Delivering advocacy wins on funding; drought; planning and the creative arts.
With the NSW State Election in fewer than 30 days, we’re focussing all our efforts on seeking commitments from all the NSW State Election candidates for the 12 priorities you have asked us to represent you on.
I’m proud to tally up the achievements from this week – with thanks to all of you who are acting on our shared local government priorities, whether moving resolutions through councils, speaking to your local candidates, or speaking with local media or community members.
Together, we are achieving the changes that local government and our communities need.
FINANCIAL SUSTAINABILITY ADVOCACY WIN: Councils’ concerns over election costs acknowledged – We welcome the NSW Government’s approval of an Independent Pricing and Regulatory Tribunal (IPART) review of the costs of conducting local government elections in NSW, seeking to minimise the financial burden on councils and ratepayers. The NSW Government intends to extend the deadline for councils to decide whether to administer their own elections or enter into an arrangement with the NSW Electoral Commission to 1 January 2020.
This follows a recent amendment to the Local Government (General) Regulation 2005 authorising general managers to determine the days/hours of operation for pre-polling, for councils that administer their own elections. We continue to call for the NSW Government to reduce pre-polling to one week – whether elections are administered by councils or the NSW Electoral Commission. For more information email LGNSW’s Shaun McBride or Damian Thomas.
DROUGHT ADVOCACY WIN: We have been making strong state and federal representations for improved support for drought-affected councils and communities following conference motions led by Bourke, Bland and Gunnedah shire councils. And we had a huge win this week with Barnaby Joyce, Special Envoy for Drought Assistance and Recovery writing to us, supporting our position and acknowledging the pressure on councils. He copied his letter to federal Minister for Agriculture and Water Resources David Littleproud, so expect some action! We’ll keep you posted.
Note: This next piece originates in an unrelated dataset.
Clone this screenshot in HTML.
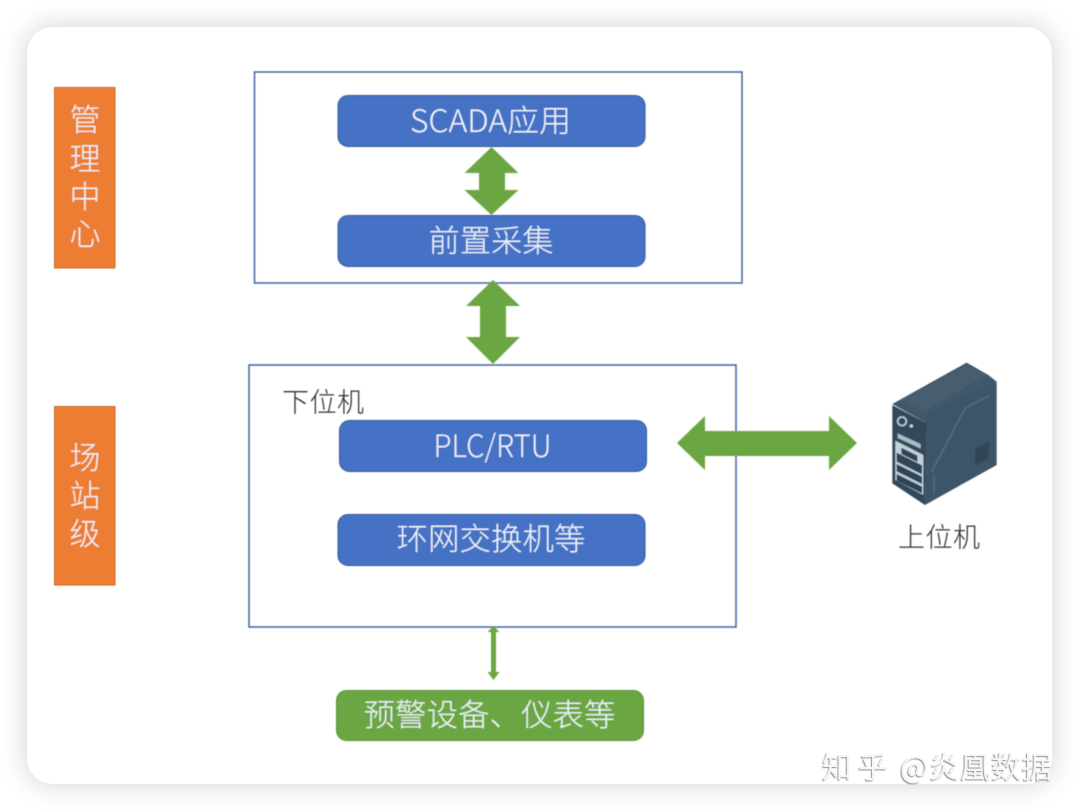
<!DOCTYPE html>
<html>
<head>
<meta charset="utf-8">
<style>
html,body{margin:0;padding:0;background:#fff;}
body{width:1080px;height:812px;overflow:hidden;position:relative;}
#card{position:absolute;left:27px;top:27px;width:1025px;height:757px;background:#fff;border-radius:26px;box-shadow:0 0 26px 3px rgba(0,0,0,.15);}
svg{position:absolute;left:0;top:0;}
text{font-family:"Liberation Sans","Noto Sans CJK SC",sans-serif;}
.cjk{font-family:"Noto Sans CJK SC","Liberation Sans",sans-serif;font-weight:300;}
.wm{font-family:"Noto Sans CJK SC","Liberation Sans",sans-serif;font-weight:400;}
.w{fill:#eef3fb;font-size:31px;text-anchor:middle;}
.k{fill:#303030;font-size:27px;}
</style>
</head>
<body>
<div id="card"></div>
<svg width="1080" height="812" viewBox="0 0 1080 812" xmlns="http://www.w3.org/2000/svg">
<defs>
<filter id="b" x="-5%" y="-5%" width="110%" height="110%"><feGaussianBlur stdDeviation="0.55"/></filter>
<filter id="wm" x="-5%" y="-20%" width="110%" height="140%"><feDropShadow dx="-1" dy="1" stdDeviation="0.5" flood-color="#8f8f8f" flood-opacity="1"/></filter>
</defs>
<g filter="url(#b)">
<rect x="254.5" y="72" width="487.5" height="211" fill="none" stroke="#3f62a0" stroke-width="1.5"/>
<rect x="249" y="365" width="487" height="262" fill="none" stroke="#3f62a0" stroke-width="1.5"/>

<rect x="54.5" y="87.5" width="60.5" height="180.5" fill="#ed7d31" stroke="#c8692a" stroke-width="1"/>
<rect x="54.5" y="406.5" width="60.5" height="178.5" fill="#ed7d31" stroke="#c8692a" stroke-width="1"/>

<rect x="338" y="95.5" width="307" height="51" rx="10" fill="#4472c4" stroke="#36599c"/>
<rect x="338" y="215.5" width="307" height="51" rx="10" fill="#4472c4" stroke="#36599c"/>
<rect x="339.5" y="420.5" width="307" height="51" rx="10" fill="#4472c4" stroke="#36599c"/>
<rect x="338" y="514.5" width="307" height="51" rx="10" fill="#4472c4" stroke="#36599c"/>
<rect x="336.5" y="690.5" width="307" height="50" rx="10" fill="#6ba743" stroke="#5a9236"/>

<polygon fill="#6ba743" points="491.5,147 518.5,173 505,173 505,190 518.5,190 491.5,215 464.5,190 479,190 479,173 464.5,173"/>
<polygon fill="#6ba743" points="493,280 520,306 506,306 506,337 520,337 493,364 466,337 480,337 480,306 466,306"/>
<polygon fill="#6ba743" points="677,443 705,416 705,431 829,431 829,416 857,443 829,470 829,456 705,456 705,470"/>
<polygon fill="#6ba743" points="493.5,626 499.5,632 496,632 496,672 499.5,672 493.5,680 487.5,672 491,672 491,632 487.5,632"/>

<g transform="translate(860,340) scale(0.3333)">
<polygon fill="#41586b" points="97,192 320,68 385,105 410,125 200,250"/>
<polygon fill="#3d5568" points="200,225 410,125 410,375 195,495"/>
<polygon fill="#33495b" points="97,195 200,250 195,495 97,430"/>
<path d="M125,180 L320,75 L380,105 L190,215 Z" fill="#465d70"/>
<path d="M215,395 L315,205 L390,165" fill="none" stroke="#4d6778" stroke-width="7"/>
<rect x="345" y="325" width="42" height="50" fill="#314657" transform="skewY(-28) translate(0,185)"/>
<path d="M222,405 L222,460" stroke="#4d6778" stroke-width="6"/>
<circle cx="126" cy="244" r="13" fill="none" stroke="#b7c9d4" stroke-width="5"/>
<circle cx="154" cy="258" r="5" fill="#c9d7df"/>
<polygon fill="#a9bcc8" points="113,280 182,312 182,326 113,294"/>
<polygon fill="#c2d1da" points="106,302 190,345 190,465 106,420"/>
<polygon fill="#2f4557" points="124,323 172,347 172,366 124,342"/>
<polygon fill="#2f4557" points="110,338 186,376 186,403 110,365"/>
<polygon fill="#2f4557" points="110,372 186,410 186,432 110,394"/>
<polygon fill="#2f4557" points="110,402 186,440 186,460 110,422"/>
</g>

<text class="w cjk" x="85" y="131">管</text>
<text class="w cjk" x="85" y="170">理</text>
<text class="w cjk" x="85" y="208">中</text>
<text class="w cjk" x="85" y="245">心</text>
<text class="w cjk" x="85" y="469">场</text>
<text class="w cjk" x="85" y="507">站</text>
<text class="w cjk" x="85" y="545">级</text>

<text class="w cjk" x="410" y="132" style="text-anchor:start" textLength="161" lengthAdjust="spacingAndGlyphs">SCADA应用</text>
<text class="w cjk" x="491" y="252" textLength="125" lengthAdjust="spacingAndGlyphs">前置采集</text>
<text class="w cjk" x="492.5" y="457" textLength="118" lengthAdjust="spacingAndGlyphs">PLC/RTU</text>
<text class="w cjk" x="491" y="550" textLength="189" lengthAdjust="spacingAndGlyphs">环网交换机等</text>
<text class="w cjk" x="489.5" y="726" textLength="252" lengthAdjust="spacingAndGlyphs">预警设备、仪表等</text>

<text class="k cjk" x="282" y="412" textLength="82">下位机</text>
<text class="k cjk" x="898" y="547" textLength="82">上位机</text>
</g>
<g filter="url(#wm)" fill="#f6f6f6" font-size="30">
<text class="wm" x="822" y="778" textLength="66">知乎</text>
<text class="wm" x="900" y="778" textLength="152">@炎凰数据</text>
</g>
</svg>
</body>
</html>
PLANNING ADVOCACY WIN: Winning back local control over short-term holiday letting – In a huge win for councils concerned about short term letting in our sector, NSW Planning Minister Anthony Roberts has acknowledged a ‘one-size fits all’ approach to short-term holiday letting doesn’t work. We welcome that Planning Minister Roberts has asked Byron Shire Council to prepare a proposal based on local conditions. Given this concession to Byron Shire, we will advocate to ensure other councils are provided the same entitlements. Please contact Jane Partridge if this applies to you.
PLANNING ADVOCACY WIN: Labor commitment – We welcome Labor’s intention to scrap the medium density housing code if elected in March. While acknowledging the need for diverse housing, we have consistently lobbied both sides of politics, over a long time, that a cookie-cutter approach does not deliver well-designed housing compatible with local character. Read more in our media release.
CREATIVE ADVOCACY WIN: Focus on music and arts pays off – LGNSW welcomes a commitment from Labor to increase annual funding for contemporary music from $4 million to $35 million if elected. We have advocated strongly for more music and arts funding, calling for a state-wide funding program – of at least $22 million to match that available in Victoria – in our submission to the 2018 Inquiry into the Music and Arts Economy in NSW. As councils are both festival organisers and regulators, LGNSW has also called for more consultation about the NSW Government’s proposed festival regulation. See our media release.
Finally, we’re delighted to welcome our new Chief Executive Tara McCarthy to LGNSW this week. I look forward to introducing Tara to our Western NSW colleagues over the next few days at the Western Division Conference in Bourke and to the rest of you throughout the year.